(TASK DETAILS):
Pictures aside, write out every record exactly as it appears.

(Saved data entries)
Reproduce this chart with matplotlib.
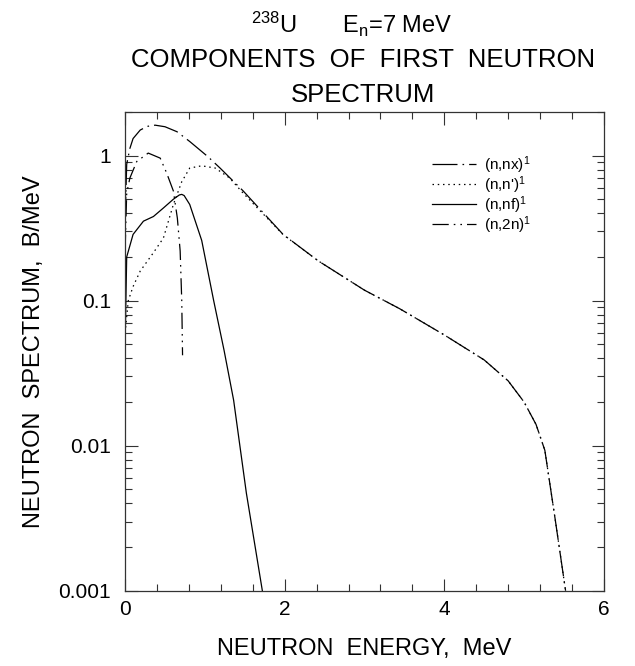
import matplotlib
matplotlib.use("Agg")
import matplotlib.pyplot as plt
from matplotlib.ticker import FixedLocator, MultipleLocator, LogLocator, NullFormatter
import numpy as np

plt.rcParams['font.family'] = ['Liberation Sans', 'DejaVu Sans']
plt.rcParams['mathtext.fontset'] = 'custom'
plt.rcParams['mathtext.rm'] = 'Liberation Sans'
plt.rcParams['mathtext.it'] = 'Liberation Sans'

# first-neutron spectrum components, U-238 at En = 7 MeV (B/MeV vs MeV)
e_nx = [0.0, 0.02, 0.06, 0.10, 0.19, 0.28, 0.376, 0.50, 0.65, 0.81, 1.04, 1.19,
        1.48, 1.98, 2.42, 3.00, 3.44, 4.00, 4.50, 4.80, 5.00, 5.15, 5.26, 5.39, 5.52]
s_nx = [0.35, 0.87, 1.12, 1.31, 1.50, 1.59, 1.62, 1.58, 1.46, 1.25, 0.98, 0.82,
        0.57, 0.286, 0.188, 0.118, 0.088, 0.058, 0.039, 0.028, 0.020, 0.014, 0.0093, 0.0031, 0.001]

e_np = [0.0, 0.04, 0.10, 0.19, 0.355, 0.48, 0.605, 0.71, 0.81, 0.96, 1.13, 1.31,
        1.48, 1.98, 2.42, 3.00, 3.44, 4.00, 4.50, 4.80, 5.00, 5.15, 5.26, 5.39, 5.52]
s_np = [0.06, 0.10, 0.125, 0.16, 0.214, 0.27, 0.46, 0.66, 0.82, 0.85, 0.82, 0.70,
        0.55, 0.285, 0.188, 0.118, 0.088, 0.058, 0.039, 0.028, 0.020, 0.014, 0.0093, 0.0031, 0.001]

e_nf = [0.0, 0.02, 0.10, 0.23, 0.355, 0.48, 0.605, 0.68, 0.71, 0.74, 0.81, 0.96,
        1.11, 1.24, 1.36, 1.52, 1.72]
s_nf = [0.05, 0.20, 0.286, 0.353, 0.38, 0.435, 0.50, 0.535, 0.54, 0.53, 0.46, 0.26,
        0.10, 0.0455, 0.0206, 0.0047, 0.001]

e_2n = [0.0, 0.02, 0.06, 0.146, 0.29, 0.44, 0.52, 0.605, 0.655, 0.69, 0.71, 0.72]
s_2n = [0.22, 0.55, 0.70, 0.91, 1.04, 0.96, 0.76, 0.57, 0.37, 0.22, 0.10, 0.042]

labels = ['(n,nx)$^1$', "(n,n')$^1$", '(n,nf)$^1$', '(n,2n)$^1$']

fig = plt.figure(figsize=(6.35, 6.66), dpi=100)
ax = fig.add_axes([0.197, 0.113, 0.754, 0.719])

lw = 0.9
ax.plot(e_nx, s_nx, color='black', lw=lw, dashes=(20, 4, 1.3, 4), label=labels[0])
ax.plot(e_np, s_np, color='black', lw=lw, dashes=(1.2, 3), label=labels[1])
ax.plot(e_nf, s_nf, color='black', lw=lw, label=labels[2])
ax.plot(e_2n, s_2n, color='black', lw=lw, dashes=(13, 4, 1.3, 4, 1.3, 4), label=labels[3])

ax.set_yscale('log')
ax.set_xlim(0, 6)
ax.set_ylim(0.001, 2)

ax.xaxis.set_major_locator(FixedLocator([0, 2, 4, 6]))
ax.xaxis.set_minor_locator(MultipleLocator(0.4))
ax.yaxis.set_major_locator(FixedLocator([0.001, 0.01, 0.1, 1]))
ax.yaxis.set_minor_locator(LogLocator(base=10, subs=np.arange(2, 10)))
ax.yaxis.set_minor_formatter(NullFormatter())
ax.set_yticklabels(['0.001', '0.01', '0.1', '1'])
ax.set_xticklabels(['0', '2', '4', '6'])

ax.tick_params(which='both', direction='in', top=True, right=True,
               labelsize=15, color='#333333', width=0.8)
ax.tick_params(axis='x', which='major', pad=7)
ax.tick_params(axis='y', which='major', pad=10)
ax.tick_params(which='major', length=9)
ax.tick_params(which='minor', length=5)
for sp in ax.spines.values():
    sp.set_color('#333333')
    sp.set_linewidth(0.9)

ax.set_xlabel('NEUTRON  ENERGY,  MeV', fontsize=17)
ax.set_ylabel('NEUTRON  SPECTRUM,  B/MeV', fontsize=17)
ax.xaxis.set_label_coords(0.5, -0.098)
ax.yaxis.set_label_coords(-0.167, 0.5)

leg = ax.legend(loc='upper left', bbox_to_anchor=(0.641, 0.912), frameon=False,
                fontsize=11, handlelength=2.9, handletextpad=0.5,
                labelspacing=-0.1, borderpad=0, borderaxespad=0)

fig.text(0.554, 0.950, r'$^{238}$U       E$_{\rm n}$=7 MeV', ha='center', va='baseline', fontsize=17)
fig.text(0.571, 0.899, 'COMPONENTS  OF  FIRST  NEUTRON', ha='center', va='baseline', fontsize=18.5)
fig.text(0.571, 0.847, 'SPECTRUM', ha='center', va='baseline', fontsize=18.5)

fig.savefig('out.png', dpi=100)
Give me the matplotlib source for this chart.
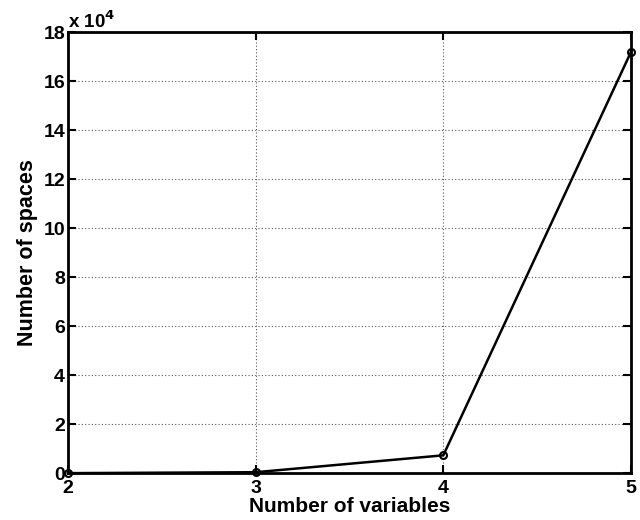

(EXERCISE RESULT):
Reproduce this chart with matplotlib.
import matplotlib
matplotlib.use("Agg")
import matplotlib.pyplot as plt
from matplotlib.ticker import FixedLocator, MultipleLocator, LogLocator, NullFormatter
import numpy as np

plt.rcParams['font.family'] = ['Liberation Sans', 'DejaVu Sans']
plt.rcParams['mathtext.fontset'] = 'custom'
plt.rcParams['mathtext.rm'] = 'Liberation Sans'
plt.rcParams['mathtext.it'] = 'Liberation Sans'

# first-neutron spectrum components, U-238 at En = 7 MeV (B/MeV vs MeV)
e_nx = [0.0, 0.02, 0.06, 0.10, 0.19, 0.28, 0.376, 0.50, 0.65, 0.81, 1.04, 1.19,
        1.48, 1.98, 2.42, 3.00, 3.44, 4.00, 4.50, 4.80, 5.00, 5.15, 5.26, 5.39, 5.52]
s_nx = [0.35, 0.87, 1.12, 1.31, 1.50, 1.59, 1.62, 1.58, 1.46, 1.25, 0.98, 0.82,
        0.57, 0.286, 0.188, 0.118, 0.088, 0.058, 0.039, 0.028, 0.020, 0.014, 0.0093, 0.0031, 0.001]

e_np = [0.0, 0.04, 0.10, 0.19, 0.355, 0.48, 0.605, 0.71, 0.81, 0.96, 1.13, 1.31,
        1.48, 1.98, 2.42, 3.00, 3.44, 4.00, 4.50, 4.80, 5.00, 5.15, 5.26, 5.39, 5.52]
s_np = [0.06, 0.10, 0.125, 0.16, 0.214, 0.27, 0.46, 0.66, 0.82, 0.85, 0.82, 0.70,
        0.55, 0.285, 0.188, 0.118, 0.088, 0.058, 0.039, 0.028, 0.020, 0.014, 0.0093, 0.0031, 0.001]

e_nf = [0.0, 0.02, 0.10, 0.23, 0.355, 0.48, 0.605, 0.68, 0.71, 0.74, 0.81, 0.96,
        1.11, 1.24, 1.36, 1.52, 1.72]
s_nf = [0.05, 0.20, 0.286, 0.353, 0.38, 0.435, 0.50, 0.535, 0.54, 0.53, 0.46, 0.26,
        0.10, 0.0455, 0.0206, 0.0047, 0.001]

e_2n = [0.0, 0.02, 0.06, 0.146, 0.29, 0.44, 0.52, 0.605, 0.655, 0.69, 0.71, 0.72]
s_2n = [0.22, 0.55, 0.70, 0.91, 1.04, 0.96, 0.76, 0.57, 0.37, 0.22, 0.10, 0.042]

labels = ['(n,nx)$^1$', "(n,n')$^1$", '(n,nf)$^1$', '(n,2n)$^1$']

fig = plt.figure(figsize=(6.35, 6.66), dpi=100)
ax = fig.add_axes([0.197, 0.113, 0.754, 0.719])

lw = 0.9
ax.plot(e_nx, s_nx, color='black', lw=lw, dashes=(20, 4, 1.3, 4), label=labels[0])
ax.plot(e_np, s_np, color='black', lw=lw, dashes=(1.2, 3), label=labels[1])
ax.plot(e_nf, s_nf, color='black', lw=lw, label=labels[2])
ax.plot(e_2n, s_2n, color='black', lw=lw, dashes=(13, 4, 1.3, 4, 1.3, 4), label=labels[3])

ax.set_yscale('log')
ax.set_xlim(0, 6)
ax.set_ylim(0.001, 2)

ax.xaxis.set_major_locator(FixedLocator([0, 2, 4, 6]))
ax.xaxis.set_minor_locator(MultipleLocator(0.4))
ax.yaxis.set_major_locator(FixedLocator([0.001, 0.01, 0.1, 1]))
ax.yaxis.set_minor_locator(LogLocator(base=10, subs=np.arange(2, 10)))
ax.yaxis.set_minor_formatter(NullFormatter())
ax.set_yticklabels(['0.001', '0.01', '0.1', '1'])
ax.set_xticklabels(['0', '2', '4', '6'])

ax.tick_params(which='both', direction='in', top=True, right=True,
               labelsize=15, color='#333333', width=0.8)
ax.tick_params(axis='x', which='major', pad=7)
ax.tick_params(axis='y', which='major', pad=10)
ax.tick_params(which='major', length=9)
ax.tick_params(which='minor', length=5)
for sp in ax.spines.values():
    sp.set_color('#333333')
    sp.set_linewidth(0.9)

ax.set_xlabel('NEUTRON  ENERGY,  MeV', fontsize=17)
ax.set_ylabel('NEUTRON  SPECTRUM,  B/MeV', fontsize=17)
ax.xaxis.set_label_coords(0.5, -0.098)
ax.yaxis.set_label_coords(-0.167, 0.5)

leg = ax.legend(loc='upper left', bbox_to_anchor=(0.641, 0.912), frameon=False,
                fontsize=11, handlelength=2.9, handletextpad=0.5,
                labelspacing=-0.1, borderpad=0, borderaxespad=0)

fig.text(0.554, 0.950, r'$^{238}$U       E$_{\rm n}$=7 MeV', ha='center', va='baseline', fontsize=17)
fig.text(0.571, 0.899, 'COMPONENTS  OF  FIRST  NEUTRON', ha='center', va='baseline', fontsize=18.5)
fig.text(0.571, 0.847, 'SPECTRUM', ha='center', va='baseline', fontsize=18.5)

fig.savefig('out.png', dpi=100)
Give me the matplotlib source for this chart.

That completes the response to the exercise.